Quick Answer: The question evaluates understanding of sweep-line/event-sweep algorithms, interval overlap handling, tie-breaking and stable sort ordering as they affect deduplicating concurrent entities, situated in the Coding & Algorithms domain.

You are given a list of delivery assignments. Each assignment is a tuple `(dasherId, startTime, endTime)` with `0 <= startTime < endTime`. An assignment is active on the half-open interval `[startTime, endTime)`. A single dasher may hold multiple overlapping orders, but at any instant that dasher must be counted at most once. Write a function `solution(assignments)` that returns a list `[maxDashers, left, right]` where: - `maxDashers` is the maximum number of distinct dashers active at the same time. - `[left, right)` is the earliest interval between consecutive event times where this maximum occurs. - If `assignments` is empty, return `[0, -1, -1]`. Expected approach: use an event sweep. - Represent each order as two events `(time, delta, dasherId)`. - Use `delta = +1` for a start event and `delta = -1` for an end event. - Maintain a per-dasher active-order counter. The global active-dasher total changes only when a dasher transitions from `0 -> 1` active orders or from `1 -> 0` active orders. - When multiple events share the same timestamp, process all end events before start events. In Python, a correct sort key is `key=lambda e: (e[0], e[1], e[2])` because `-1 < +1`. - A key like `(time, dasherId, delta)` can break correctness because it may process a start at time `t` before an end at time `t` just because the start has a smaller `dasherId`, violating the required end-before-start tie rule. Important: process all events at the same timestamp before evaluating the interval to the next timestamp.

Constraints

0 <= N <= 2 * 10^5, where N is the number of assignments
0 <= startTime < endTime <= 10^9
dasherId is an integer
The assignments are not necessarily sorted

Examples

Input: []

Expected Output: [0, -1, -1]

Explanation: There are no assignments, so the maximum number of active dashers is 0 and no interval exists.

Input: [(1, 1, 5), (1, 2, 6), (2, 3, 4)]

Expected Output: [2, 3, 4]

Explanation: Dasher 1 has overlapping orders but still counts only once.

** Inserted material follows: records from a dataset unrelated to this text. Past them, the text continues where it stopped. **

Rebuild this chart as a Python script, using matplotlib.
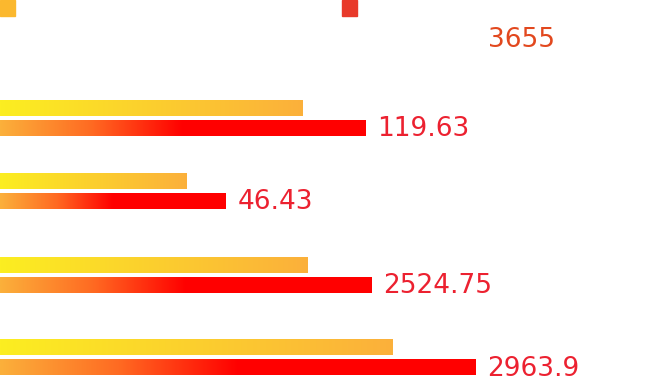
import numpy as np
import matplotlib.pyplot as plt
from matplotlib.colors import LinearSegmentedColormap
from matplotlib.patches import Rectangle

# bar lengths (percent of chart width) and the value labels shown next to the red bars
series_a = [0, 45.9, 28.4, 46.8, 59.7]
series_b = [0, 55.5, 34.3, 56.5, 72.2]
labels_b = ['3655', '119.63', '46.43', '2524.75', '2963.9']
label_colors = ['#e2481e', '#ec2130', '#ec2130', '#ec2130', '#ec2130']
legend_names = ['Series A', 'Series B']

# row centres in pixels from the top
row_y = [38, 118, 191, 275, 357.5]
bar_h = 16
gap = 20

cmap_a = LinearSegmentedColormap.from_list('a', ['#fcee21', '#fbb03b'])
cmap_b = LinearSegmentedColormap.from_list('b', [(0, '#fbb03b'), (0.25, '#ff6a22'),
                                                 (0.5, '#ff0000'), (1, '#ff0000')])

fig = plt.figure(figsize=(6.58, 3.77), dpi=100)
ax = fig.add_axes([0, 0, 1, 1])
ax.axis('off')

grad = np.linspace(0, 1, 256).reshape(1, -1)


def gradient_bars(values, offset, cmap):
    ys = [y + offset for y in row_y]
    bars = ax.barh(ys, values, height=bar_h, color='none', edgecolor='none')
    for bar in bars:
        w = bar.get_width()
        if w <= 0:
            continue
        y0 = bar.get_y()
        ax.imshow(grad, cmap=cmap, aspect='auto', interpolation='bilinear',
                  extent=[0, w, y0 + bar_h, y0], zorder=2)
    return bars


gradient_bars(series_a, -gap / 2, cmap_a)
bars_b = gradient_bars(series_b, gap / 2, cmap_b)
ax.set_xlim(0, 100)
ax.set_ylim(377, 0)

for i, bar in enumerate(bars_b):
    x = bar.get_width() + 1.8
    y = bar.get_y() + bar_h / 2 + 8
    if i == 0:
        x = 74.2
        y = row_y[0] + 9
    ax.text(x, y, labels_b[i], color=label_colors[i], fontsize=19,
            ha='left', va='baseline', family='DejaVu Sans')

# legend markers (legend text is white in the original)
fig.patches.append(Rectangle((0, 1 - 16 / 377), 15 / 658, 16 / 377,
                             transform=fig.transFigure, color='#fbb82e'))
fig.patches.append(Rectangle((342 / 658, 1 - 16 / 377), 15 / 658, 16 / 377,
                             transform=fig.transFigure, color='#e8392a'))
fig.text(20 / 658, 1 - 8 / 377, legend_names[0], color='white', fontsize=10, va='center')
fig.text(362 / 658, 1 - 8 / 377, legend_names[1], color='white', fontsize=10, va='center')

fig.savefig('out.png', dpi=100, facecolor='white')
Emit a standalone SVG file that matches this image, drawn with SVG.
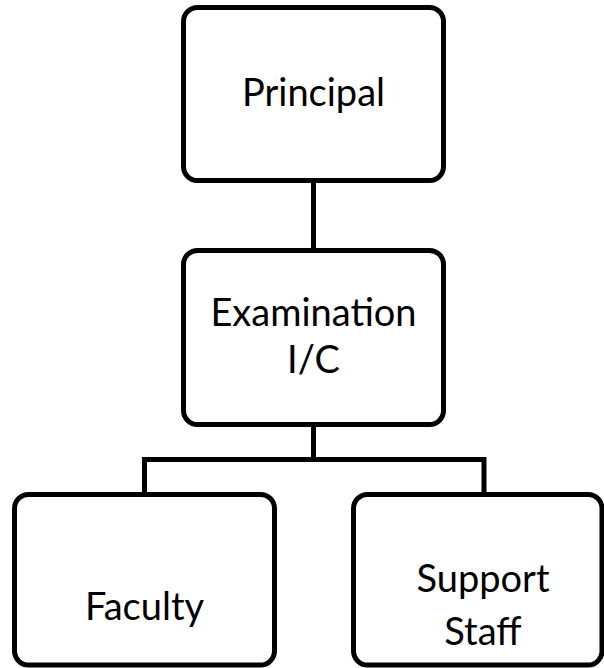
<svg xmlns="http://www.w3.org/2000/svg" width="604" height="668" viewBox="0 0 604 668">
<style>
.box{fill:#fff;stroke:#000;stroke-width:5}
.con{fill:none;stroke:#000;stroke-width:5;stroke-linejoin:miter}
text{font-family:Lato,"Open Sans","Liberation Sans",sans-serif;font-size:38px;fill:#000;text-anchor:middle}
</style>
<rect width="604" height="668" fill="#fff"/>
<g id="connectors">
<line class="con" x1="313.5" y1="180" x2="313.5" y2="251"/>
<polyline class="con" points="313.5,424 313.5,459.5"/>
<polyline class="con" points="144.5,495 144.5,459.5 484,459.5 484,495"/>
</g>
<g id="principal">
<rect class="box" x="183.5" y="7.5" width="260" height="173" rx="14"/>
<text x="313.5" y="106">Principal</text>
</g>
<g id="examination">
<rect class="box" x="183.5" y="250.5" width="260" height="174" rx="14"/>
<text x="313.5" y="326">Examination</text>
<text x="313.5" y="373">I/C</text>
</g>
<g id="faculty">
<rect class="box" x="14.5" y="494.5" width="260" height="170.5" rx="14"/>
<text x="144.5" y="620">Faculty</text>
</g>
<g id="support">
<rect class="box" x="353.5" y="494.5" width="248.5" height="170.5" rx="14"/>
<text x="483" y="591.5">Support</text>
<text x="483" y="645">Staff</text>
</g>
</svg>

On [3, 4), dashers 1 and 2 are both active, so the maximum distinct count is 2.

Input: [(1, 1, 3), (2, 3, 5)]

Expected Output: [1, 1, 3]

Explanation: At time 3, one order ends exactly when the other begins, so they are not simultaneous under [start, end) semantics. The maximum is 1, and the earliest interval is [1, 3).

Input: [(1, 1, 3), (1, 3, 5), (2, 2, 4)]

Expected Output: [2, 2, 3]

Explanation: Dasher 1 hands off from one order to another at time 3. Processing all events at the same timestamp avoids double-counting or creating a false gap. The earliest interval with 2 distinct active dashers is [2, 3).

Input: [(1, 0, 10), (1, 2, 5), (2, 2, 5), (3, 2, 5), (4, 5, 7)]

Expected Output: [3, 2, 5]

Explanation: From time 2 to 5, dashers 1, 2, and 3 are active. Dasher 1 still counts once even though it has two overlapping orders. The maximum distinct count is 3 on [2, 5).

Solution

def solution(assignments):
    from collections import defaultdict

    if not assignments:
        return [0, -1, -1]

    events = []
    for dasher_id, start_time, end_time in assignments:
        events.append((start_time, 1, dasher_id))   # start event
        events.append((end_time, -1, dasher_id))    # end event

    # Sort by time, then delta so end (-1) comes before start (+1), then dasherId.
    # Do not sort as (time, dasherId, delta): that can violate the required
    # end-before-start rule when different dashers share the same timestamp.
    events.sort(key=lambda e: (e[0], e[1], e[2]))

    active_orders = defaultdict(int)  # per-dasher active order count
    active_dashers = 0                # distinct dashers currently active

    best_count = 0
    best_start = -1
    best_end = -1

    i = 0
    m = len(events)

    while i < m:
        time = events[i][0]

        # Process every event at this timestamp before evaluating the interval
        # to the next timestamp.
        while i < m and events[i][0] == time:
            _, delta, dasher_id = events[i]

            if delta == -1:
                active_orders[dasher_id] -= 1
                if active_orders[dasher_id] == 0:
                    active_dashers -= 1
                    del active_orders[dasher_id]
            else:  # delta == +1
                if active_orders[dasher_id] == 0:
                    active_dashers += 1
                active_orders[dasher_id] += 1

            i += 1

        if i < m:
            next_time = events[i][0]
            if active_dashers > best_count:
                best_count = active_dashers
                best_start = time
                best_end = next_time

    return [best_count, best_start, best_end]

Time complexity: O(N log N). Space complexity: O(N).

Hints

Turn every assignment into two sweep events. What event ordering guarantees that an order ending at time t is removed before an order starting at time t is added?
Because the same dasher can have overlapping orders, keep a hash map from dasherId to its active-order count. Only change the distinct-dasher total when that count moves between 0 and 1.

Quick Overview

The question evaluates understanding of sweep-line/event-sweep algorithms, interval overlap handling, tie-breaking and stable sort ordering as they affect deduplicating concurrent entities, situated in the Coding & Algorithms domain.